Examples
Example YAML files demonstrating valid BER Data Registry entries. These files are the same ones used by the project's automated tests, so they are always up to date with the current schema.
Quick Start
- Download an example file below
- Open it in your editor and adapt it for your data source
- Validate with
linkml-validate -s src/ber_data_registry/schema/ber_data_registry.yaml your_file.yaml
Download Example Data Files
| File | Description |
|---|---|
| Catalog-001.yaml | Minimal example with one KBASE lakehouse and one public data source |
| Catalog-002.yaml | Deprecation chain showing version tracking between two linked data sources |
| Catalog-003.yaml | Dremio lakehouse with object storage, relational, and document database sources |
Minimal Example
The simplest valid registry entry requires one lakehouse and one data source with all required fields populated.
id: ber_registry:catalog-001
title: BER Data Registry - Minimal Example
description: A minimal valid catalog with one lakehouse and one data source.
lakehouses:
- id: ber_registry:lakehouse-kbase
title: KBASE Lakehouse
description: Spark-based lakehouse at NERSC for KBase and related projects.
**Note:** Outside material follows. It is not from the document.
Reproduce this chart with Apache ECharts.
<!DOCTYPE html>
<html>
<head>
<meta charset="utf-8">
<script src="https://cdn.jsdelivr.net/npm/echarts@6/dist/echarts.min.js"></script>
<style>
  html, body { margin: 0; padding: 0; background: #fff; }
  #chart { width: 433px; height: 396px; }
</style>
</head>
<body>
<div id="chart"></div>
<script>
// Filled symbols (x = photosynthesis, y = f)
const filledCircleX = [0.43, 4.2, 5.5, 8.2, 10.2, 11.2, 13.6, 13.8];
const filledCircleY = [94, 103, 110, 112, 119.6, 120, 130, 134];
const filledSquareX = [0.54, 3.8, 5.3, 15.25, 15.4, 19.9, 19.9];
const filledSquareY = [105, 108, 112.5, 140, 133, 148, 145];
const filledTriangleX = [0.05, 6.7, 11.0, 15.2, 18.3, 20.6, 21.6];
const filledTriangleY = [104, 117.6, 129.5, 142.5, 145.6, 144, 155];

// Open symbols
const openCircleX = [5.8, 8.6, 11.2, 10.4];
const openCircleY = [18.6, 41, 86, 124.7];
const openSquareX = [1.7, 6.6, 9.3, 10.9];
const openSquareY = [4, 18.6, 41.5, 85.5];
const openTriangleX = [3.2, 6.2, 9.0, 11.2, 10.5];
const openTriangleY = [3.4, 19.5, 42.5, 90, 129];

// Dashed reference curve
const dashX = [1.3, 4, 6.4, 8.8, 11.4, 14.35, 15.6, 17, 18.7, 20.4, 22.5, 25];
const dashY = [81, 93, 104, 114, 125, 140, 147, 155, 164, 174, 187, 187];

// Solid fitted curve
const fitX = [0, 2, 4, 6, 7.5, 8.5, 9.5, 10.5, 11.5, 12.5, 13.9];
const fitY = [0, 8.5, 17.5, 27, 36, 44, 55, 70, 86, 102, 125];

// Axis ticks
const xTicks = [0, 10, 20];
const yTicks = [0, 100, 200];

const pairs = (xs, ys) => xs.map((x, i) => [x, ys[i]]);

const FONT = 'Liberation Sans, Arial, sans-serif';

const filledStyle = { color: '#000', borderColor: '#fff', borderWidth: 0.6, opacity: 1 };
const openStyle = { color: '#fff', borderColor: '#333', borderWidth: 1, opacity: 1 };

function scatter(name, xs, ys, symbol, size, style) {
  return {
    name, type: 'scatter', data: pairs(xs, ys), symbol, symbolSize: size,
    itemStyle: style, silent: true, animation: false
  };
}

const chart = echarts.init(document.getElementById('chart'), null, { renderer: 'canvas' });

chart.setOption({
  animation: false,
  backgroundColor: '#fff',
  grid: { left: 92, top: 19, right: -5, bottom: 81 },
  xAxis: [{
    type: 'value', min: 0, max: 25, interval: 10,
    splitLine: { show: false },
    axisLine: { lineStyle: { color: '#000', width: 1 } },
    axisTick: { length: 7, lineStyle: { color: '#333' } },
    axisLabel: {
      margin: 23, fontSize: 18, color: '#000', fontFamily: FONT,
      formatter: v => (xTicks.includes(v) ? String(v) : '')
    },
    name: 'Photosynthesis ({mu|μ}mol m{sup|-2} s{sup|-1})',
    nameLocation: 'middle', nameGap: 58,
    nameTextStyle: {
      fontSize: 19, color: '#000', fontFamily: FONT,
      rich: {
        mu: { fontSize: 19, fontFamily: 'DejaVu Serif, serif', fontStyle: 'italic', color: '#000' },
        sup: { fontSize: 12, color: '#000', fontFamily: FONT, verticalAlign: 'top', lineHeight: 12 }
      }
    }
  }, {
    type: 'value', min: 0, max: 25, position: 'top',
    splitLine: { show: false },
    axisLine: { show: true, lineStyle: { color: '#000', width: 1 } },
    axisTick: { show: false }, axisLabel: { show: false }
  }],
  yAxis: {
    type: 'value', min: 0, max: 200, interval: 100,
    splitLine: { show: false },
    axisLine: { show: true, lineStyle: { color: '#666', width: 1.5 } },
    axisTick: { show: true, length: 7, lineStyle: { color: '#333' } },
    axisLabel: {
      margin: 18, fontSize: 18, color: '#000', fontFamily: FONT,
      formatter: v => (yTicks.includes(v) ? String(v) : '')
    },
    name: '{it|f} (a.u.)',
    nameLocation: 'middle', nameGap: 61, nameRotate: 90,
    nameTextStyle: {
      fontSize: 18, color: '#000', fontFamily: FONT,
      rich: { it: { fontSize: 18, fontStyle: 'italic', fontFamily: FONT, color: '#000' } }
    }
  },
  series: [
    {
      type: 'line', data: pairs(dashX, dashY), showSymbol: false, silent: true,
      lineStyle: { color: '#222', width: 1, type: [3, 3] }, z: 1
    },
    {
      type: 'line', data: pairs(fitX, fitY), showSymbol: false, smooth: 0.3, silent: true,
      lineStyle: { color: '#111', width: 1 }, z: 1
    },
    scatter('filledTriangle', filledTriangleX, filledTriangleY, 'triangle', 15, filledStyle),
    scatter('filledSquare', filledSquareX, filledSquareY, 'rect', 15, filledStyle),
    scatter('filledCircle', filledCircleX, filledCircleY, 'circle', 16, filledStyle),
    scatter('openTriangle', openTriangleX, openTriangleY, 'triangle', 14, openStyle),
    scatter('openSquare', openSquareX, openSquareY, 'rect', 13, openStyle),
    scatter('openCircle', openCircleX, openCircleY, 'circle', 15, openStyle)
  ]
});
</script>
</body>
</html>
endpoint_url: https://kbase-lakehouse.nersc.gov
operator: Lawrence Berkeley National Laboratory
platform_type: spark
created_date: "2023-01-15"
catalog_entries:
- id: ber_registry:ds-kbase-public
title: KBase Public Data
description: >-
Public reference data shared across all KBase users, including genome
annotations, metabolic models, and community datasets.
owner: KBase Team
contact_point:
contact_name: KBase Data Support
contact_email: kbase-help@lbl.gov
namespace: kbase_public
status: active
is_deprecated: false
update_schedule: weekly
access_level: public
created_date: "2023-06-01"
keywords:
- genomics
- metabolic models
- reference data
project_affiliation:
- KBase
Deprecation and Version Tracking
Data sources can be linked through deprecation chains using replaced_by and
previous_version fields. This example shows a v1 source that has been deprecated
in favor of a v2 replacement.
lakehouses:
- id: ber_registry:lakehouse-kbase
title: KBASE Lakehouse
# ...
catalog_entries:
- id: ber_registry:ds-nmdc-v1
title: NMDC Metadata Store v1
status: deprecated
is_deprecated: true
deprecation_date: "2024-11-15"
deprecation_reason: >-
Replaced by v2 with improved schema validation and additional fields
for instrument and facility tracking.
replaced_by: ber_registry:ds-nmdc-v2
# ... other required fields
- id: ber_registry:ds-nmdc-v2
title: NMDC Metadata Store v2
status: active
is_deprecated: false
previous_version: ber_registry:ds-nmdc-v1
# ... other required fields
Dremio Lakehouse with Multiple Source Types
The Dremio lakehouse example demonstrates cataloging diverse data backends behind a single lakehouse, including object storage, relational databases, and document databases.
lakehouses:
- id: ber_registry:lakehouse-dremio
title: Dremio Lakehouse
platform_type: dremio
# ...
catalog_entries:
# Object storage source
- id: ber_registry:ds-jgi-object-store
title: JGI Genome Archive
source_type: object_storage
format:
- Parquet
- HDF5
size_bytes: 5497558138880
# ...
# Relational database source
- id: ber_registry:ds-emsl-sample-db
title: EMSL Sample Tracking Database
source_type: relational_database
database_engine: postgresql
row_count: 850000
table_count: 24
# ...
# Document database source
- id: ber_registry:ds-biosample-mongo
title: BioSample Document Store
source_type: document_database
database_engine: mongodb
status: experimental
# ...